## PROBLEM
Write the lines out exactly as they stand, from the one containing "Write a LaTeX" through the one containing "(0,0) rectangle (1197,539);", and only those. Omit pictures.

_ _ _

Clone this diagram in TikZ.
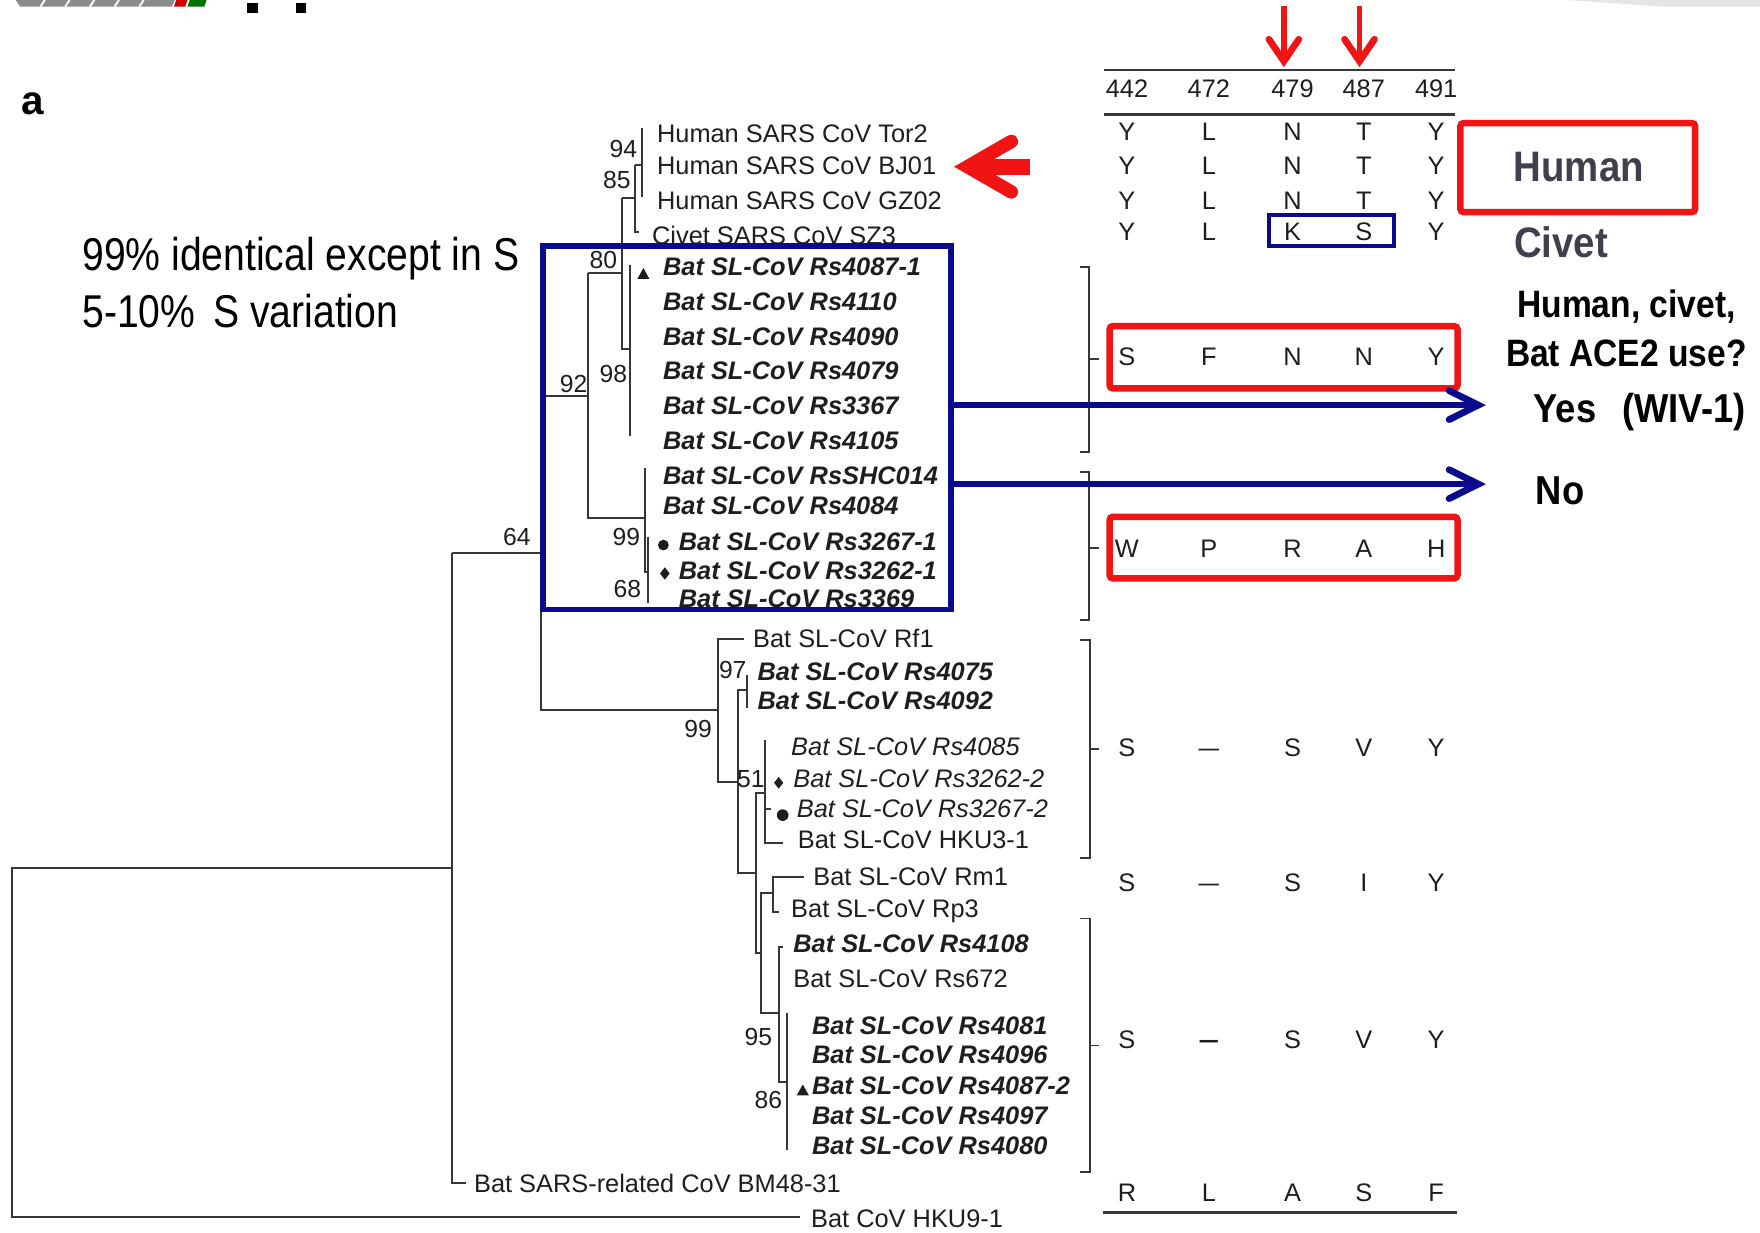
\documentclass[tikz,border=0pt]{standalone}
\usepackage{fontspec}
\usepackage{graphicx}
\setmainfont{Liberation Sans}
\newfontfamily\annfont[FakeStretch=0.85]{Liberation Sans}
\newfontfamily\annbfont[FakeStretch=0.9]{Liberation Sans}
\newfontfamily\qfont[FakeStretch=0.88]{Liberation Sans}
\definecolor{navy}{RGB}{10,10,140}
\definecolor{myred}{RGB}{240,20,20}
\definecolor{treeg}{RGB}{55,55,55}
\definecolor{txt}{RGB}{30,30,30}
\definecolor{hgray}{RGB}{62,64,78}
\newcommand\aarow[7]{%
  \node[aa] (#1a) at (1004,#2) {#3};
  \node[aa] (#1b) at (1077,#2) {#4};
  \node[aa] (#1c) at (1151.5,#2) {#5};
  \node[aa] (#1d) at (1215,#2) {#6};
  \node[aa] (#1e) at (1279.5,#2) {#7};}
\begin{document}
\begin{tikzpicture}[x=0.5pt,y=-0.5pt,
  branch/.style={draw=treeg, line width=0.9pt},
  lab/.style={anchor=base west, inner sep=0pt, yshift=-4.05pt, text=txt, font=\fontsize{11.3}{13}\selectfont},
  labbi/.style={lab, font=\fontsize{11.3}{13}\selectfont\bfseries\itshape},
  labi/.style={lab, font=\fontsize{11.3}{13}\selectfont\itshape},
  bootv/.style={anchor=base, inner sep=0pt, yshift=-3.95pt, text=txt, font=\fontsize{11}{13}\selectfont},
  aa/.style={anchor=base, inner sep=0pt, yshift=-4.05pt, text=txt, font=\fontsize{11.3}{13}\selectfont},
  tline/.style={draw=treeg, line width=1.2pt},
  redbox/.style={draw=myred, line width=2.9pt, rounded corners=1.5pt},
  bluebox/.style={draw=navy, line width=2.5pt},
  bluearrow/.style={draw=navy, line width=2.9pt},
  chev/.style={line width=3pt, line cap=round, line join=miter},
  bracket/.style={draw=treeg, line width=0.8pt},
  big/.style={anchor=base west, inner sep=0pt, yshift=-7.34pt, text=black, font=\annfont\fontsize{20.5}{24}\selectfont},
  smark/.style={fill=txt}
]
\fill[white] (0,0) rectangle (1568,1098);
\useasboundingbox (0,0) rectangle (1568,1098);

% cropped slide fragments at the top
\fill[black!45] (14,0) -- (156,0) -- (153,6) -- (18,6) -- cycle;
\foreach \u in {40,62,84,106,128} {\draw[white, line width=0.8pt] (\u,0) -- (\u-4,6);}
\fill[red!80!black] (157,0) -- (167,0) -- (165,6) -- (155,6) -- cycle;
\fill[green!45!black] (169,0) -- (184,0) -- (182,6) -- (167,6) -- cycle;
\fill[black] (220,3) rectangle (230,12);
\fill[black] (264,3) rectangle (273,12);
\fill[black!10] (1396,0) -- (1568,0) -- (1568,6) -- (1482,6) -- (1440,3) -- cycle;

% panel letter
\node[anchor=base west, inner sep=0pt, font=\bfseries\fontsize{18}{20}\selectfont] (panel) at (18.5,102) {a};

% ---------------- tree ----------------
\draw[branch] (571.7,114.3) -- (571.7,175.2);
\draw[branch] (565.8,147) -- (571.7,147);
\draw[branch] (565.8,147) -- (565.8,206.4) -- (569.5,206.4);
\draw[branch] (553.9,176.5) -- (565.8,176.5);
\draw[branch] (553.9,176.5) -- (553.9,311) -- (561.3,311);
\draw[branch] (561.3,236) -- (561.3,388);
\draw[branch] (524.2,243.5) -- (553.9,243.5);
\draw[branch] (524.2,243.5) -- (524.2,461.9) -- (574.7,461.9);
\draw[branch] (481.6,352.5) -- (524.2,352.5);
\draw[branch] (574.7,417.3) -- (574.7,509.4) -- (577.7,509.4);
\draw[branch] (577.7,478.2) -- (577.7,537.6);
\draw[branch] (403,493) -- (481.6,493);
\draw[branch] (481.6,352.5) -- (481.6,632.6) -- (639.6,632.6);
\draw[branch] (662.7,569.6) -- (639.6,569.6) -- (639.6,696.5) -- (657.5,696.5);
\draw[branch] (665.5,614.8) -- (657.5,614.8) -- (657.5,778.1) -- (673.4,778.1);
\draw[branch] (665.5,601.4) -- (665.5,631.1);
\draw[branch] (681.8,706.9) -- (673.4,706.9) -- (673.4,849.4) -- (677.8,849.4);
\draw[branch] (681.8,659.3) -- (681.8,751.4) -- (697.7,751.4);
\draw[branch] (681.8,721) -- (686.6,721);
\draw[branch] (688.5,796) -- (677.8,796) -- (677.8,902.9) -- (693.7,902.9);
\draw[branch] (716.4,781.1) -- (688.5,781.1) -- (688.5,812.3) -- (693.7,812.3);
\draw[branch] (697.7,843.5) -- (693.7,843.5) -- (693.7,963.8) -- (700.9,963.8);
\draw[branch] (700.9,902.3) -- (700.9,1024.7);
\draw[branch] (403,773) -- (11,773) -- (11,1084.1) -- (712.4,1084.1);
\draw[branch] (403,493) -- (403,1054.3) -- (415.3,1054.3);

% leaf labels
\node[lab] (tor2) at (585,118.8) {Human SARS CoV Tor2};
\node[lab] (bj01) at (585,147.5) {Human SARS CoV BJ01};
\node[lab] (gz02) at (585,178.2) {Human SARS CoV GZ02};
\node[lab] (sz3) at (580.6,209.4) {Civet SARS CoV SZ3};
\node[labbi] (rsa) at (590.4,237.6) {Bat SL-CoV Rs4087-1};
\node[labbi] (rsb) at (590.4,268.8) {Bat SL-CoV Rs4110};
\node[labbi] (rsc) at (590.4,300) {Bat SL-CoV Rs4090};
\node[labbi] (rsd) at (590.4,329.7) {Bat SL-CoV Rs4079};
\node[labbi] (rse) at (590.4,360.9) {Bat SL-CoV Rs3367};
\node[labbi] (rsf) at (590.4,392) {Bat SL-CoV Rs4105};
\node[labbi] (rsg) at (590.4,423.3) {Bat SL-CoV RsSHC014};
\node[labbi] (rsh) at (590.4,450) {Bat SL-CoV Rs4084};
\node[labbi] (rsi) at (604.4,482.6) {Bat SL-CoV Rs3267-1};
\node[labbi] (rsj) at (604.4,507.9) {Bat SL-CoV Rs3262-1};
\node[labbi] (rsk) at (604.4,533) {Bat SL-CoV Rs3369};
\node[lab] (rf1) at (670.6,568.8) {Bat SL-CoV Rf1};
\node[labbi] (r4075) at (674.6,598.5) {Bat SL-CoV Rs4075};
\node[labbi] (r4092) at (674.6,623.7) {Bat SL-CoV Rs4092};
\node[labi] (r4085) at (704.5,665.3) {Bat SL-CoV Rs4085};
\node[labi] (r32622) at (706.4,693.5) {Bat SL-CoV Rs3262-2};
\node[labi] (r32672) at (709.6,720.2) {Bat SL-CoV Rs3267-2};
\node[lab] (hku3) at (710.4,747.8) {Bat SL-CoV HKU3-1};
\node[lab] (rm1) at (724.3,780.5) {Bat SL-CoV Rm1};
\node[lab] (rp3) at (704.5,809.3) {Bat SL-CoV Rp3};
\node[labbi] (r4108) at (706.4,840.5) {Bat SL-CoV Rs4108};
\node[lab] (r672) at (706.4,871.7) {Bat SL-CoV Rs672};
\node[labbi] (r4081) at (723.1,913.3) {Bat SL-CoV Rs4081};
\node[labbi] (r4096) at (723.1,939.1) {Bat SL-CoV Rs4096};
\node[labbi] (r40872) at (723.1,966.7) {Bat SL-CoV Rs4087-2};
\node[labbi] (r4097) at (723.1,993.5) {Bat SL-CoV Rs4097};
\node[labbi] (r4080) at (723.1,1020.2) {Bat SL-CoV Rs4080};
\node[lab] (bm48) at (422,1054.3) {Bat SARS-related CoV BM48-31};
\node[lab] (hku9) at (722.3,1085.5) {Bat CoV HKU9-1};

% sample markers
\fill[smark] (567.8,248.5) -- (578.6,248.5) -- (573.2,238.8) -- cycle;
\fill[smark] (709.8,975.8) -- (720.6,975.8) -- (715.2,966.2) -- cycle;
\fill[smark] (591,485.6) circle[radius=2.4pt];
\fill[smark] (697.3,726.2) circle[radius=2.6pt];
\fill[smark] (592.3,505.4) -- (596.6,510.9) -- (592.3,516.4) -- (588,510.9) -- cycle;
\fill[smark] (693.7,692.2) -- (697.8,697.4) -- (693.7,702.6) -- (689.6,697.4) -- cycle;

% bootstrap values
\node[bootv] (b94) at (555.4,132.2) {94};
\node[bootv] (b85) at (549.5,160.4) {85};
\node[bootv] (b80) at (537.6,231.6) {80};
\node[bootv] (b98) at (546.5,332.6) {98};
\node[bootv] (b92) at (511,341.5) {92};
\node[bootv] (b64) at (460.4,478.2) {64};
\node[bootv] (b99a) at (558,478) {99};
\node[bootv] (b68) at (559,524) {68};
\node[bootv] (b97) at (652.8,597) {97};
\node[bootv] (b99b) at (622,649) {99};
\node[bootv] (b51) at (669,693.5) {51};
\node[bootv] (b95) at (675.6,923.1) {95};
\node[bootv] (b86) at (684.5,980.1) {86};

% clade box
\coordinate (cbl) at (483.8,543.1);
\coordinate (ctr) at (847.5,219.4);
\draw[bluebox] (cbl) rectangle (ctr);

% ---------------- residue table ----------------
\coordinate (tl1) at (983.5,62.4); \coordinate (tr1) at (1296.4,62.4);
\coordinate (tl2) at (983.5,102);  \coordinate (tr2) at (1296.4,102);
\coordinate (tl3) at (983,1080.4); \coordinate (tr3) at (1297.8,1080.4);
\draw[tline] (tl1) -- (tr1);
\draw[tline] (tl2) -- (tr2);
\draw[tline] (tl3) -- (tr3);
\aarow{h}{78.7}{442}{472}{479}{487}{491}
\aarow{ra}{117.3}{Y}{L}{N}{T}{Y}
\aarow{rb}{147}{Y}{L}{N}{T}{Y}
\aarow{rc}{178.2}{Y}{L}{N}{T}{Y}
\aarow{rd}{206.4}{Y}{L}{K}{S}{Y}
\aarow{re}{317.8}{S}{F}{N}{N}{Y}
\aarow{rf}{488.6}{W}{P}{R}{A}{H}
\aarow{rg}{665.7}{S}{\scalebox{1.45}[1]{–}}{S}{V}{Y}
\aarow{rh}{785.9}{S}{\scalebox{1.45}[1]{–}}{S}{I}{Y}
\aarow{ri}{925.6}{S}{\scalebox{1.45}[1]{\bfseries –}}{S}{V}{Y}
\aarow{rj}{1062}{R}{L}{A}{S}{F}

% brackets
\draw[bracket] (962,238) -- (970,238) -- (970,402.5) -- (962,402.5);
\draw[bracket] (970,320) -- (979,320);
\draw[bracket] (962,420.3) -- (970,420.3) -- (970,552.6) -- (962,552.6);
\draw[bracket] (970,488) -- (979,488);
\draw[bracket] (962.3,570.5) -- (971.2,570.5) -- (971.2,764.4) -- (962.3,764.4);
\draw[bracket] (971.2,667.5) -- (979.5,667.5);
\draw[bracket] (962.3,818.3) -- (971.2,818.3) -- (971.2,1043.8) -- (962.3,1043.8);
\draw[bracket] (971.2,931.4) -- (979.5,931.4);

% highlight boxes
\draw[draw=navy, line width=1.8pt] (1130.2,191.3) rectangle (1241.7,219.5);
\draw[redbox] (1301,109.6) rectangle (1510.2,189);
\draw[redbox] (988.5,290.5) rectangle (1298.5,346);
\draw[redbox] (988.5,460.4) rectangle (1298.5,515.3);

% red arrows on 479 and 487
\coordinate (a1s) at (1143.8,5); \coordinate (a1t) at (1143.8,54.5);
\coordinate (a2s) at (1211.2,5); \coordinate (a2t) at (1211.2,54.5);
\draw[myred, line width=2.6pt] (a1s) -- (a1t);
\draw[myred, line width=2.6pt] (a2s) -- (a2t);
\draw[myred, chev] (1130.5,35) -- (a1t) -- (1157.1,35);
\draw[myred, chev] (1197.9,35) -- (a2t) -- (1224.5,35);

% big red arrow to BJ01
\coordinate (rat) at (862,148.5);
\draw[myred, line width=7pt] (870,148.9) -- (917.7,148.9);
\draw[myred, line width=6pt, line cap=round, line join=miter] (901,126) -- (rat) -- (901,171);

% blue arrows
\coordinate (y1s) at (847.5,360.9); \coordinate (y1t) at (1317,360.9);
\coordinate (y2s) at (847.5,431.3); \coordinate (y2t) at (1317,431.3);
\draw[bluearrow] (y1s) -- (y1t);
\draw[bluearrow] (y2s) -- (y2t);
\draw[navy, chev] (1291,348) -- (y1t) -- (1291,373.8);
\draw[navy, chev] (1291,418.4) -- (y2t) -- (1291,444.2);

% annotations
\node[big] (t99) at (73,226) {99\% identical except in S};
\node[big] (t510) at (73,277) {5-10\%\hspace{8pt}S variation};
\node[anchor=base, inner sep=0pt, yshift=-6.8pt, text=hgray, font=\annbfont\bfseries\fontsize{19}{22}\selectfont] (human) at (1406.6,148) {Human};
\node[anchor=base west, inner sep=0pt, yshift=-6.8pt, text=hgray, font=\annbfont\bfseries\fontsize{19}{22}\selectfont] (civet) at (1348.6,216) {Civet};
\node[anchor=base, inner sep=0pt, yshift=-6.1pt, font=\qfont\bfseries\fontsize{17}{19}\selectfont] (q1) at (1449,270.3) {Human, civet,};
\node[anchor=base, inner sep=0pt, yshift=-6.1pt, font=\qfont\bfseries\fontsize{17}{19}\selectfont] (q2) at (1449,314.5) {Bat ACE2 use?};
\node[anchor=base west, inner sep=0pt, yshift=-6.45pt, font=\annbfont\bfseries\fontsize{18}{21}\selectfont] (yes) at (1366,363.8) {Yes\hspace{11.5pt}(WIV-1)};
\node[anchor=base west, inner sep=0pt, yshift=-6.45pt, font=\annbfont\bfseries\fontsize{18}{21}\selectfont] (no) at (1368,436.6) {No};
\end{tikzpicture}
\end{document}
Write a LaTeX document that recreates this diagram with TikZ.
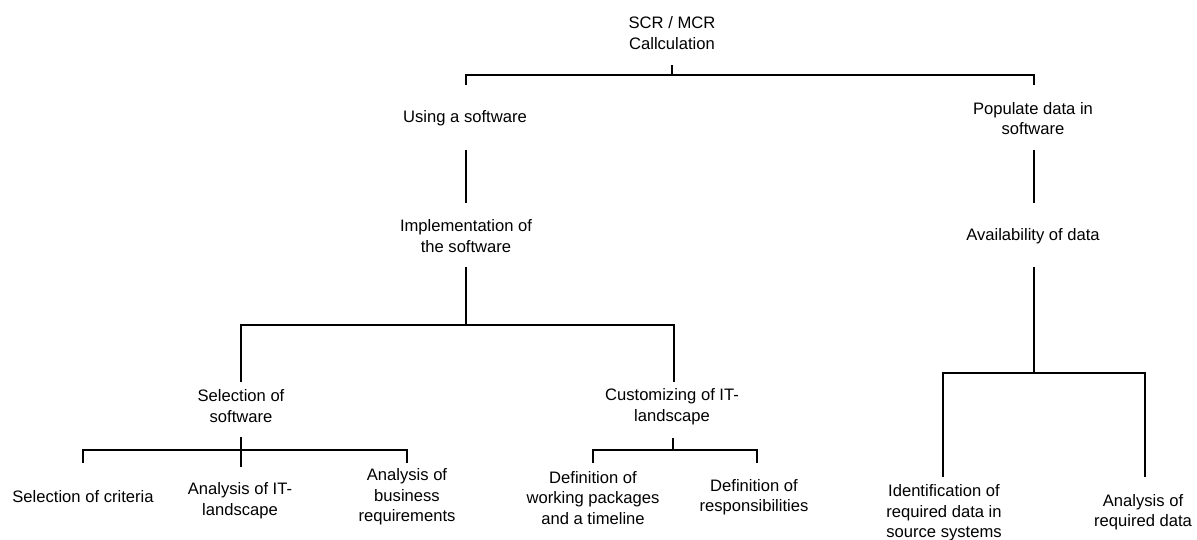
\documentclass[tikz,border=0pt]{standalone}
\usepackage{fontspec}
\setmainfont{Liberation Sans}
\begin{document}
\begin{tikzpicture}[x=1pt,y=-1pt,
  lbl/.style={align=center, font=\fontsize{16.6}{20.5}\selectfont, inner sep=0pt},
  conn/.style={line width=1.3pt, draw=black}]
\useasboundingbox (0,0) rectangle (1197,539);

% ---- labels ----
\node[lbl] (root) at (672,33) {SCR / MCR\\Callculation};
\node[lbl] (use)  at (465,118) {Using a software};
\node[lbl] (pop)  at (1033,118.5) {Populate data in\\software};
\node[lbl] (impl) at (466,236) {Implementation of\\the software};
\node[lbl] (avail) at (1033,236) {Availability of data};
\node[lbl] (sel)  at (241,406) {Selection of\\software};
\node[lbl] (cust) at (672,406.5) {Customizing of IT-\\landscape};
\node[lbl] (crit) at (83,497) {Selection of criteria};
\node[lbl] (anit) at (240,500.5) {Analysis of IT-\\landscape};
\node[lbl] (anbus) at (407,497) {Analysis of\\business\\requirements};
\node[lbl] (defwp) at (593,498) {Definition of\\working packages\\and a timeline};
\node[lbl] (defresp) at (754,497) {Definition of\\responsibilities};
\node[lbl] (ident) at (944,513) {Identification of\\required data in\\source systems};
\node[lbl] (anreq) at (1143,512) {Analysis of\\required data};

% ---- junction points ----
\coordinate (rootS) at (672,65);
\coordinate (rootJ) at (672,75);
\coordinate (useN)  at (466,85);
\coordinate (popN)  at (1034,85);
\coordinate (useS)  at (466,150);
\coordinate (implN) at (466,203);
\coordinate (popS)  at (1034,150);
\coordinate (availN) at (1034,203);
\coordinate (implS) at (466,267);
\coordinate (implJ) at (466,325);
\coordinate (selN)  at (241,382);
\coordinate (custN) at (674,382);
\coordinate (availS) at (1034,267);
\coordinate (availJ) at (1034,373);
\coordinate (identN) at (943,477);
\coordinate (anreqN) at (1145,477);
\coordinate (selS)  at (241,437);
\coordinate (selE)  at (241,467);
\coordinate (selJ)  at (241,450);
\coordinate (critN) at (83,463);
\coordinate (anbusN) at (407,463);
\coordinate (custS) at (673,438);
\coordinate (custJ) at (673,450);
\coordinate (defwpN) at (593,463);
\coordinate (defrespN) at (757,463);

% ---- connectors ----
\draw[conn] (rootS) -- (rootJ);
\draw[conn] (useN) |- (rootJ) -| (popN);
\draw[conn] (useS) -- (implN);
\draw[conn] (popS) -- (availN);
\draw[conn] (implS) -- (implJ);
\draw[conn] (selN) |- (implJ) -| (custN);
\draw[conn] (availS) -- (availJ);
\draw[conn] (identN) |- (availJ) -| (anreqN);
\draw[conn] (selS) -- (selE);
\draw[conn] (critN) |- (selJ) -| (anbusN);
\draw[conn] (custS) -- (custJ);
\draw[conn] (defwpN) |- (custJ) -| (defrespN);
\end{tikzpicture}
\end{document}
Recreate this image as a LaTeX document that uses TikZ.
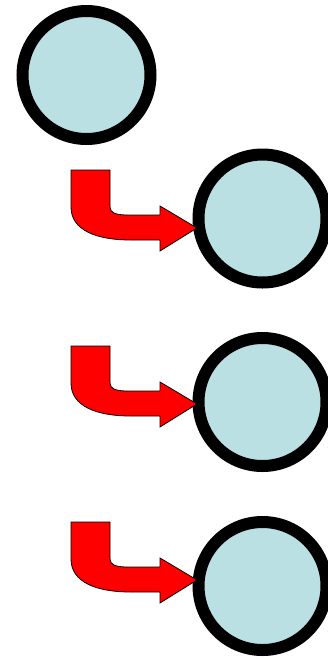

_ _ _

## FINAL RESULT
Write a LaTeX document that recreates this diagram with TikZ.
\documentclass[tikz,border=0pt]{standalone}
\usepackage{fontspec}
\setmainfont{Liberation Sans}
\begin{document}
\begin{tikzpicture}[x=1pt,y=-1pt,
  lbl/.style={align=center, font=\fontsize{16.6}{20.5}\selectfont, inner sep=0pt},
  conn/.style={line width=1.3pt, draw=black}]
\useasboundingbox (0,0) rectangle (1197,539);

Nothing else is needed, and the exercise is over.